Supreme Court Declines California School District Appeal Over Parental Notification Gender Policy

US Supreme Court
Unsplash/Ian Hutchinson

The U.S. Supreme Court has declined to review a dispute involving a California school district’s effort to require parental notification when students seek gender-related accommodations at school, leaving lower rulings against the policy intact.

In an orders list released Monday, the justices declined to hear the case of Rocklin Unified School District v. Public Employment Relations Board et al. without explaining their decision.

As a result, a previous ruling by California’s Public Employment Relations Board remains in effect, preventing the district from enforcing the proposed notification requirements.

The controversy began in September 2023 when the Rocklin Unified School District adopted revisions that would have required school staff to promptly inform parents if a student requested to use a different name or pronouns, identify as a different gender, or access sex-specific facilities inconsistent with the student's biological sex.

Shortly after the proposal was introduced, the Rocklin Teachers Professional Association challenged the measure, arguing that the district had acted improperly and that the policy violated state law. The union subsequently filed a complaint with the Public Employment Relations Board.

After reviewing the dispute, PERB sided with the union, determining that the district had not followed required procedures by excluding the teachers’ association from the policy-development process. The agency also concluded that the notification policy conflicted with California law.

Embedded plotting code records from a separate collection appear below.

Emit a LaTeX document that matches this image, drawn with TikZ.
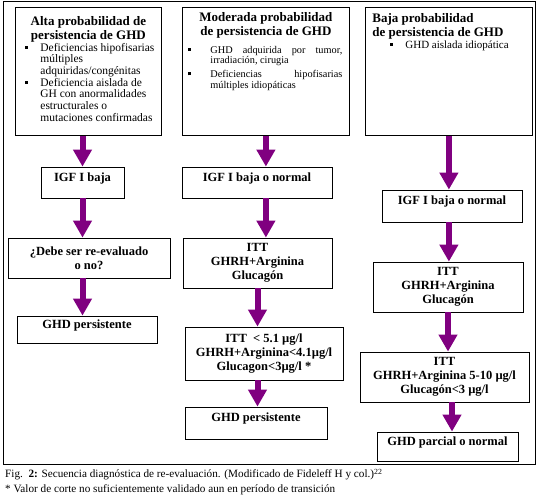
\documentclass[tikz,border=0pt]{standalone}
\usepackage{fontspec}
\setmainfont{Liberation Serif}
\usetikzlibrary{arrows.meta,positioning}

\definecolor{morado}{RGB}{128,0,128}
\newcommand{\cuadrito}{\rule[2.5pt]{3pt}{3pt}}
% vineta: sangria del cuadrito, sangria del texto
\newcommand{\punto}[2]{\par\hangindent=#2\hangafter=1\noindent\hspace*{#1}\makebox[\dimexpr#2-#1\relax][l]{\cuadrito}}

\tikzset{
  caja/.style={draw, line width=0.8pt, align=center, inner sep=3pt,
    font=\fontsize{12.5}{14}\selectfont\bfseries},
  cajatop/.style={draw, line width=0.8pt, inner sep=0pt, anchor=north west},
  una/.style={text height=8pt, text depth=10pt},
  flecha/.style={morado, line width=6pt, -{Triangle[width=18pt,length=17pt]}}
}

\begin{document}
\begin{tikzpicture}[x=1pt, y=-1pt]
  \useasboundingbox (0,0) rectangle (541,502);
  % marco exterior
  \draw[line width=1pt] (3,1.5) rectangle (535,465);

  % cajas de probabilidad
  \node[cajatop] (alta) at (15,7) {\parbox[t][128pt][t]{146pt}{%
    {\fontsize{13}{14}\selectfont\bfseries\centering
     \rule{0pt}{18pt}Alta probabilidad de\\ persistencia de GHD\par}
    {\fontsize{11.5}{11.7}\selectfont\raggedright
     \punto{10pt}{25pt}Deficiencias hipofisarias\newline múltiples\newline adquiridas/congénitas
     \punto{10pt}{25pt}Deficiencia aislada de\newline GH con anormalidades\newline estructurales o\newline mutaciones confirmadas\par}}};
  \node[cajatop] (moderada) at (182,7) {\parbox[t][128pt][t]{167pt}{%
    {\fontsize{13}{14}\selectfont\bfseries\centering
     \rule{0pt}{14pt}Moderada probabilidad\\ de persistencia de GHD\par}
    \vspace{4pt}
    {\fontsize{10.3}{10.8}\selectfont\rightskip=7pt\parskip=3pt
     \punto{6pt}{28pt}GHD adquirida por tumor,\linebreak irradiación, cirugia
     \punto{6pt}{28pt}Deficiencias hipofisarias\linebreak múltiples idiopáticas\par}}};
  \node[cajatop] (baja) at (365,7) {\parbox[t][128pt][t]{167pt}{%
    {\fontsize{13}{14}\selectfont\bfseries\raggedright\leftskip=7pt
     \rule{0pt}{15pt}Baja probabilidad\\ de persistencia de GHD\par}
    {\fontsize{11}{12}\selectfont\raggedright
     \punto{25pt}{40pt}GHD aislada idiopática\par}}};

  % columna alta
  \node[caja, una, minimum width=83pt, minimum height=31pt] (igf1) at (82.5,182.5) {IGF I baja};
  \node[caja, minimum width=162pt, minimum height=40pt] (debe1) at (89,258) {¿Debe ser re-evaluado\\ o no?};
  \node[caja, una, minimum width=140pt, minimum height=27pt] (ghd1) at (87,329.5) {GHD persistente};

  % columna moderada
  \node[caja, una, minimum width=150pt, minimum height=31pt] (igf2) at (257,182.5) {IGF I baja o normal};
  \node[caja, minimum width=149pt, minimum height=50pt] (itt2) at (257.5,263) {ITT\\ GHRH+Arginina\\ Glucagón};
  \node[caja, minimum width=158pt, minimum height=53pt] (umbral2) at (264,353.5) {ITT \ < 5.1 µg/l\\ GHRH+Arginina<4.1µg/l\\ Glucagon<3µg/l *};
  \node[caja, una, minimum width=142pt, minimum height=32pt] (ghd2) at (256,423) {GHD persistente};

  % columna baja
  \node[caja, una, minimum width=140pt, minimum height=32pt] (igf3) at (452,206) {IGF I baja o normal};
  \node[caja, minimum width=150pt, minimum height=50pt] (itt3) at (448,287) {ITT\\ GHRH+Arginina\\ Glucagón};
  \node[caja, minimum width=169pt, minimum height=50pt] (umbral3) at (444.5,377) {ITT\\ GHRH+Arginina 5-10 µg/l\\ Glucagón<3 µg/l};
  \node[caja, una, minimum width=141pt, minimum height=29pt] (ghd3) at (447.5,446.5) {GHD parcial o normal};

  % flechas
  \draw[flecha] (alta.south -| igf1.north) -- (igf1.north);
  \draw[flecha] (igf1.south) -- (debe1.north -| igf1.south);
  \draw[flecha] (debe1.south -| igf1.south) -- (ghd1.north -| igf1.south);

  \draw[flecha] (moderada.south) -- (igf2.north -| moderada.south);
  \draw[flecha] (igf2.south -| moderada.south) -- (itt2.north -| moderada.south);
  \draw[flecha] (itt2.south) -- (umbral2.north -| itt2.south);
  \draw[flecha] (umbral2.south -| itt2.south) -- (ghd2.north -| itt2.south);

  \draw[flecha] (baja.south) -- (igf3.north -| baja.south);
  \draw[flecha] (igf3.south -| baja.south) -- (itt3.north -| baja.south);
  \draw[flecha] (itt3.south) -- (umbral3.north -| itt3.south);
  \draw[flecha] (umbral3.south -| igf3.south) -- (ghd3.north -| igf3.south);

  % pie de figura
  \node[anchor=base west, inner sep=0pt, font=\fontsize{11.2}{13}\selectfont] (pie1) at (5,478)
    {Fig.\ \ \textbf{2:} Secuencia diagnóstica de re-evaluación. (Modificado de Fideleff H y col.)\textsuperscript{22}};
  \node[anchor=base west, inner sep=0pt, font=\fontsize{11.2}{13}\selectfont] (pie2) at (5,493)
    {* Valor de corte no suficientemente validado aun en período de transición};
\end{tikzpicture}
\end{document}
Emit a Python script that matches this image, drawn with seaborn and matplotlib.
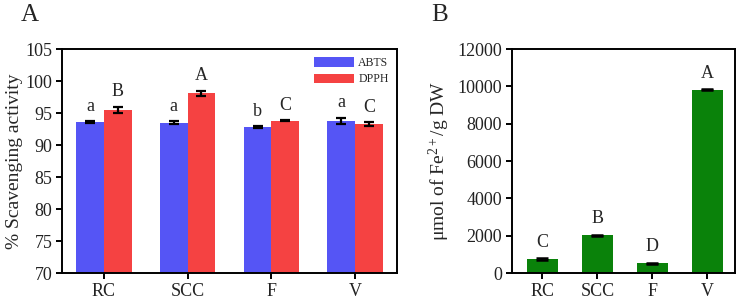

School officials sought to overturn the ruling through the state court system, first appealing to California’s Third District Court of Appeal and later petitioning the California Supreme Court. Both courts declined to hear the case.

The legal battle reached the nation’s highest court in April when the California Justice Center and the Liberty Justice Center submitted a petition on behalf of the district, contending that the dispute implicated fundamental parental rights and exceeded PERB’s authority.

“PERB has the authority to resolve labor disputes, not issues of constitutional law. Nonetheless, PERB concluded that the Parental Notification Policy was unlawful,” the appeal stated. “In deciding that the Policy was illegal, PERB not only asserted improper jurisdiction, but also violated the constitutional rights of public-school parents.”

The filing further warned of broader implications if the agency’s decision remains in place.

“If PERB’s decision is left to stand, a union could sue a school board over any policy it opposes on substance on the basis that the adoption of such policy violates the procedural requirements in the collective bargaining agreement.”

The case comes amid a continuing national debate over whether schools should disclose to parents when a student adopts a gender identity different from his or her biological sex while at school.

The Supreme Court recently addressed a related issue in March, issuing a 6–3 per curiam opinion that struck down a California public school policy requiring educators to withhold information from parents when a child identified as transgender.

The high court also declined another parental-rights appeal earlier this year. In late April, the justices refused without comment to hear a case brought by parents who alleged that a Florida school district socially transitioned their daughter without informing or obtaining consent from the family.